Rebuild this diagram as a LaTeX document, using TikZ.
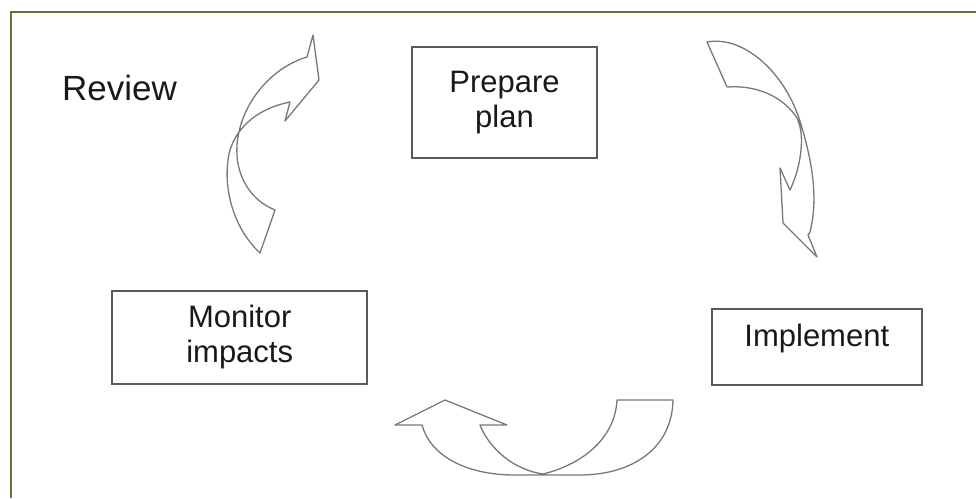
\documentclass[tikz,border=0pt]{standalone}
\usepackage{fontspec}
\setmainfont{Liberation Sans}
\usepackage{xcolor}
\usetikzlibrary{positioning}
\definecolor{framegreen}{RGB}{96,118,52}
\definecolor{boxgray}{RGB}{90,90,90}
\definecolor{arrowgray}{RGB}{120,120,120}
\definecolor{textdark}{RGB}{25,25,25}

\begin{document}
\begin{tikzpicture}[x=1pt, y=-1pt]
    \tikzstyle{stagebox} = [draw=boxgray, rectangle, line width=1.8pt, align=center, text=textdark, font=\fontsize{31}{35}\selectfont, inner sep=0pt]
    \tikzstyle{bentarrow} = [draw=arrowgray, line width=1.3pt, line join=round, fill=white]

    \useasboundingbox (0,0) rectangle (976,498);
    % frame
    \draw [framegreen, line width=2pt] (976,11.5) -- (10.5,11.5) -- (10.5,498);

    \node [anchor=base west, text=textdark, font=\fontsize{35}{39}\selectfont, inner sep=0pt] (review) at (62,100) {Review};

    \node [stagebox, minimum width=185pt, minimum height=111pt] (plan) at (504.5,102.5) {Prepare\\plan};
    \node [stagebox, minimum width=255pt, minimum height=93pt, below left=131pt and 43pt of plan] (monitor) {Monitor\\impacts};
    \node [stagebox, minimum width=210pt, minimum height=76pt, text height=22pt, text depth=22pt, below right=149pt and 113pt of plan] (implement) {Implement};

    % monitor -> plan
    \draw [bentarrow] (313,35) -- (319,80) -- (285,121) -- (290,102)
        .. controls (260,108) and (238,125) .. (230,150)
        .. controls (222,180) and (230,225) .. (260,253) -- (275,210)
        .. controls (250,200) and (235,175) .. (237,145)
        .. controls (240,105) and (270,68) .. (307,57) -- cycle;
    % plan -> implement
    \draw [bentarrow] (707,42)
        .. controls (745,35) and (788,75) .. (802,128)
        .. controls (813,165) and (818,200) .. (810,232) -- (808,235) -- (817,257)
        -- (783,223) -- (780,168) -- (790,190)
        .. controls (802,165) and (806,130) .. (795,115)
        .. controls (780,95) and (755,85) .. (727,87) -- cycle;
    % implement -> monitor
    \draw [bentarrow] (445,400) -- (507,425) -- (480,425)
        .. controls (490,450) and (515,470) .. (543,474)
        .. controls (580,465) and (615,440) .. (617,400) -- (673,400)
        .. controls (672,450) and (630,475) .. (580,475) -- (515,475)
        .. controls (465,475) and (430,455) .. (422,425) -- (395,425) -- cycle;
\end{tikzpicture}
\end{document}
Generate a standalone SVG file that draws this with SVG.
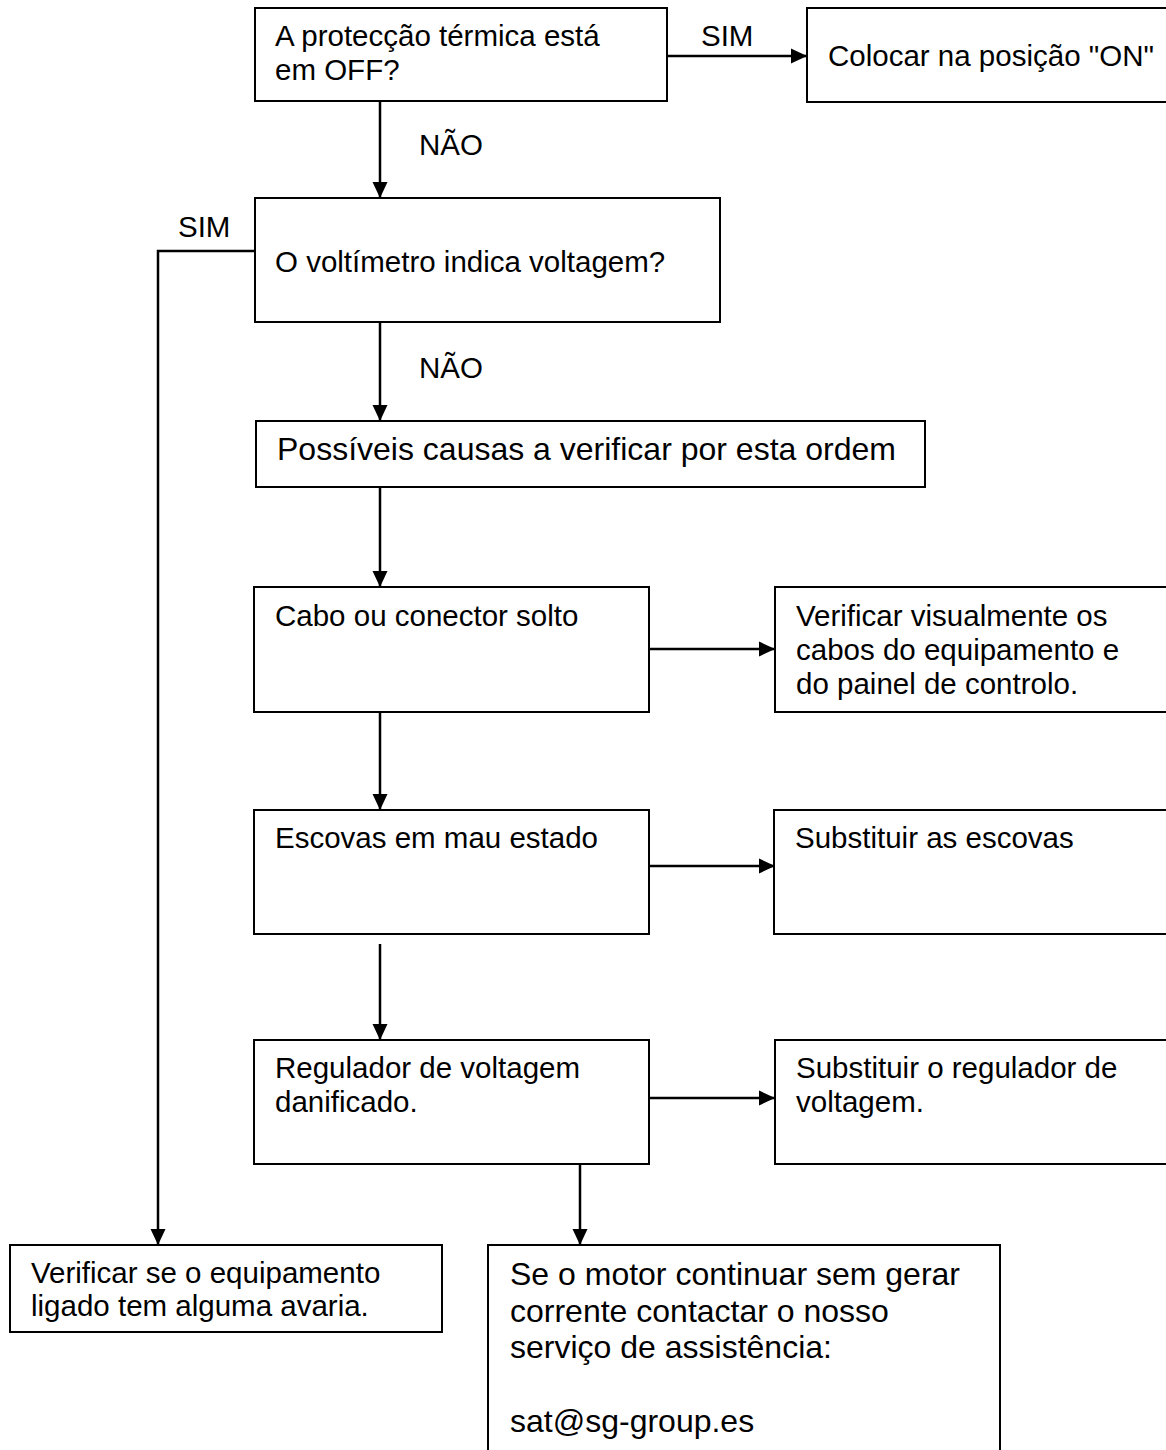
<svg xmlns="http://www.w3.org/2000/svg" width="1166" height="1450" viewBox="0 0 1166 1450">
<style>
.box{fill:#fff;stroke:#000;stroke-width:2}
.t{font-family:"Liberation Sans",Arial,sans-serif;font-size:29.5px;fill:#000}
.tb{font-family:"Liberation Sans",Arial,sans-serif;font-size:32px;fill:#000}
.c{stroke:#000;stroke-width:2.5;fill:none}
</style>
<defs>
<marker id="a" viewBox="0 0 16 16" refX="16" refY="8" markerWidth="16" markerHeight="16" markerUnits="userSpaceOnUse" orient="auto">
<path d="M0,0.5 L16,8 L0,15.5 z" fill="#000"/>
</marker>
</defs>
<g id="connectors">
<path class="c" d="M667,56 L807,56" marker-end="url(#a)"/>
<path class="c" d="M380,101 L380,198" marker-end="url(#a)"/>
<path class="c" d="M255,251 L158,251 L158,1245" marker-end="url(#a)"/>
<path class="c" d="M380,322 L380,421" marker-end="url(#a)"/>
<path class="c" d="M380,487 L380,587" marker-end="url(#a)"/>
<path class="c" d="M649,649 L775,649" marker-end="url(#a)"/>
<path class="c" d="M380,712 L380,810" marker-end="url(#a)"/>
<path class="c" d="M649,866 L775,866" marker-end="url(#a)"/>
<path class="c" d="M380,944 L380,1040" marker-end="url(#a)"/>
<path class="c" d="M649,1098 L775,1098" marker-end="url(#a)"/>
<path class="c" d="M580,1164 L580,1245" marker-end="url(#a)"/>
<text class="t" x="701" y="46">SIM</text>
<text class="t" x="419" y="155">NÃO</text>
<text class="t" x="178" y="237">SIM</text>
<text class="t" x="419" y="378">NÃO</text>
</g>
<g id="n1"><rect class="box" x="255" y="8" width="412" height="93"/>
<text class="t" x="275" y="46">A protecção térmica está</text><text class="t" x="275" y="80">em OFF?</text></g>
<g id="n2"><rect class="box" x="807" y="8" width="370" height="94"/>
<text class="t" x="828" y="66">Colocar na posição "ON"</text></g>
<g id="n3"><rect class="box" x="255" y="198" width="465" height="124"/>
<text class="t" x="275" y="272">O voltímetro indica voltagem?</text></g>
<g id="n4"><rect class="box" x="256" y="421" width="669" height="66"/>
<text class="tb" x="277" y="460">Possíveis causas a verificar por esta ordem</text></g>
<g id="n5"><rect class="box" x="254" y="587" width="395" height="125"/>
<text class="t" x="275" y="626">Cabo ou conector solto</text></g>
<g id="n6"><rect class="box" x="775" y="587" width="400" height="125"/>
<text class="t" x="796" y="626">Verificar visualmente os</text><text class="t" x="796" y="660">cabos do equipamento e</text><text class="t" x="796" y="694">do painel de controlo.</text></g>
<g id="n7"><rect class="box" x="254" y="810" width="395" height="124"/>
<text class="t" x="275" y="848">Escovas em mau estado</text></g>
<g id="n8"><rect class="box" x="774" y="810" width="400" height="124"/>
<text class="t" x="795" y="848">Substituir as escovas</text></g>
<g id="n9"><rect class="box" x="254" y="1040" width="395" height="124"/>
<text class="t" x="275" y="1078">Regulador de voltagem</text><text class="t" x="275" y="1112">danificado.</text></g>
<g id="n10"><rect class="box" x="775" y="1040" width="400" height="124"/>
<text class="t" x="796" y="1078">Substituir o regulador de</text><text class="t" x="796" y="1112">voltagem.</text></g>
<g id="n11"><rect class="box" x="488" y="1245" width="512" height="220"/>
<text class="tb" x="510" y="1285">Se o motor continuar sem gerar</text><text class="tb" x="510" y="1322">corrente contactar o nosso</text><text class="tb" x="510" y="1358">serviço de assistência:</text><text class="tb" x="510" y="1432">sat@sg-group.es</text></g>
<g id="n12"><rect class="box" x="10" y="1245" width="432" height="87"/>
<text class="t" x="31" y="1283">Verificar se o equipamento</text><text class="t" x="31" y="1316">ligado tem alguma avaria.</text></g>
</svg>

..............................

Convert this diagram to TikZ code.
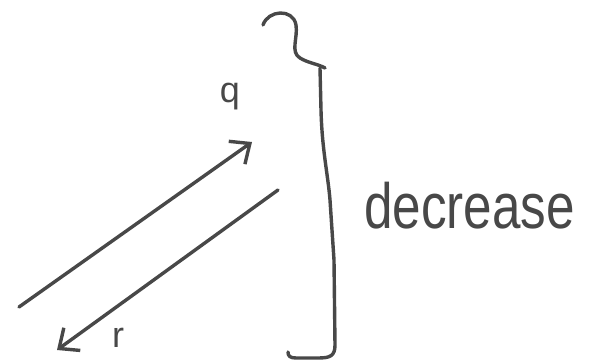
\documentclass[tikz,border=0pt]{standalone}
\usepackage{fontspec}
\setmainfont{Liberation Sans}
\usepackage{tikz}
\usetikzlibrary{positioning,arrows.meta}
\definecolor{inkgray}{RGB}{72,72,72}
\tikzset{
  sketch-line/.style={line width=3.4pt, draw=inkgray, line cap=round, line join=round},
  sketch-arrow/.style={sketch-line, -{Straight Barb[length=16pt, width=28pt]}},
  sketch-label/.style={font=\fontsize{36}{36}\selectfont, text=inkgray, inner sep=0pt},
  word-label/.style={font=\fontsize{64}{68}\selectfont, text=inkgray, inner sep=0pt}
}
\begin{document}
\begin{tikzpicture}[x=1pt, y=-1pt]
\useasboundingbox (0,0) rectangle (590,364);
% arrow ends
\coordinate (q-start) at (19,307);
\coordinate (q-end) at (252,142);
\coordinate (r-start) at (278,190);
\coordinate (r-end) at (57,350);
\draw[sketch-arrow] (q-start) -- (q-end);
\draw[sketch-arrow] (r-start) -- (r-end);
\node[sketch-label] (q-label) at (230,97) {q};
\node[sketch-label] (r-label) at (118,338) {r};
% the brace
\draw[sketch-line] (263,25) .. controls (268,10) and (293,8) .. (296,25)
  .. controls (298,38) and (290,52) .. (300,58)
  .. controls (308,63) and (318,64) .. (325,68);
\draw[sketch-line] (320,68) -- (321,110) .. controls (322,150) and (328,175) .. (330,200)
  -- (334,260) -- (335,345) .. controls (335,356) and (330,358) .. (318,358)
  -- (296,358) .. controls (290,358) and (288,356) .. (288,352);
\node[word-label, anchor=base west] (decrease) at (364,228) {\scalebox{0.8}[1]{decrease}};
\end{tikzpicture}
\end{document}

..............................

- [Exercise objective] Copy the listing above exactly, but only from the line with "Rebuild this diagram" through the line with "minimum width=210pt, minimum", including those two lines and excluding any picture.

- [Expected answer]
Rebuild this diagram as a LaTeX document, using TikZ.
\documentclass[tikz,border=0pt]{standalone}
\usepackage{fontspec}
\setmainfont{Liberation Sans}
\usepackage{xcolor}
\usetikzlibrary{positioning}
\definecolor{framegreen}{RGB}{96,118,52}
\definecolor{boxgray}{RGB}{90,90,90}
\definecolor{arrowgray}{RGB}{120,120,120}
\definecolor{textdark}{RGB}{25,25,25}

\begin{document}
\begin{tikzpicture}[x=1pt, y=-1pt]
    \tikzstyle{stagebox} = [draw=boxgray, rectangle, line width=1.8pt, align=center, text=textdark, font=\fontsize{31}{35}\selectfont, inner sep=0pt]
    \tikzstyle{bentarrow} = [draw=arrowgray, line width=1.3pt, line join=round, fill=white]

    \useasboundingbox (0,0) rectangle (976,498);
    % frame
    \draw [framegreen, line width=2pt] (976,11.5) -- (10.5,11.5) -- (10.5,498);

    \node [anchor=base west, text=textdark, font=\fontsize{35}{39}\selectfont, inner sep=0pt] (review) at (62,100) {Review};

    \node [stagebox, minimum width=185pt, minimum height=111pt] (plan) at (504.5,102.5) {Prepare\\plan};
    \node [stagebox, minimum width=255pt, minimum height=93pt, below left=131pt and 43pt of plan] (monitor) {Monitor\\impacts};
    \node [stagebox, minimum width=210pt, minimum height=76pt, text height=22pt, text depth=22pt, below right=149pt and 113pt of plan] (implement) {Implement};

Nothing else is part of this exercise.